Savers drain £9.2bn from pensions -but 'not to buy a Lamborghini'
A total 1.5m people have drawn £9.2bn from their pension savings under new pension rules introduced by the last government, according to official data - but the size of withdrawals appears to be falling.
The average withdrawal from a saver's pension pot is £6,000, according to HM Revenue and Customs.
Previous data, published in March 2016 and covering the first year of the new rules, put the average withdrawal at £18,600.
Pensions experts say the drop in the size of sums being cashed in is evidence the success of the rule-change, and shows savers are being prudent rather than"spending it all on a Lamborghini".
The freedoms, announced by then Chancellor George Osborne in the 2014 Budget and introduced in April 2015, mean that instead of being required to buy an annuity with their pension pot, people aged 55 could withdraw cash as they wished - including taking everything in one lump sum.
This drew immediate criticism, with some commentators warning that the cash would be spent on holidays and other luxuries.
In most cases 25pc of savers' pension pot is tax-free with the remainder subject to tax.
Vince Smith-Hughes, of Prudential, a major pension provider, said: “Our own research also shows that people with pension savings are, in the main, acting responsibly and resisting the urge to splash the cash.

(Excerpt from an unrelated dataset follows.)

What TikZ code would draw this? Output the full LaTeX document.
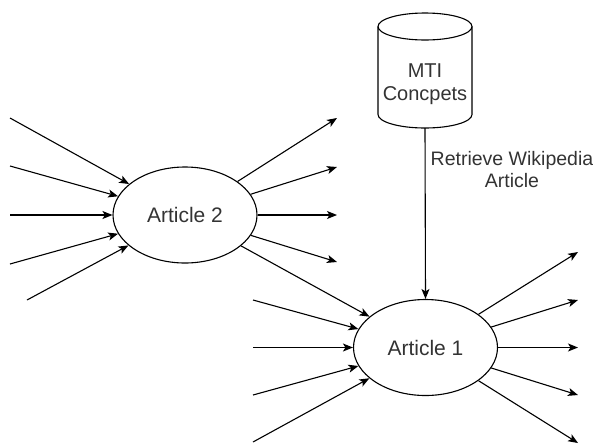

"Fewer than one in 10 people in their first year of retirement last year felt they had overspent, and in fact they were far more likely to make their first year as a pensioner a frugal one than they were to buy a new car or go on a luxury holiday."
The data from HMRC does not distinguish between different types of withdrawal.
In some cases savers might be withdrawing the entire value of their pension. This is more likely with smaller pension pots, experts said. But wealthier savers with larger pensions might be making partial, repeated withdrawals, while leaving the remainder invested.
There is no accurate picture of what savers are doing with the cash freed up from their pensions, however, causing some to suggest that over-spending now might be storing up future income problems.
Steven Cameron, pensions director at Aegon, the pension provider, said: “The figures show the total value withdrawn remaining static, which suggests people are on average taking smaller sums.
"But people need to balance today’s income needs against what’s sustainable throughout an increasingly long retirement."
Gareth James, pension expert at AJ Bell, the broker, said: “It is dangerous to use the £9.2bn as a measure of success when it doesn’t tell us what people are doing with that money.
"Is the money being used to provide a regular and sustainable income as pensions are designed to do? Or are savers spending it too quickly and likely to run out?"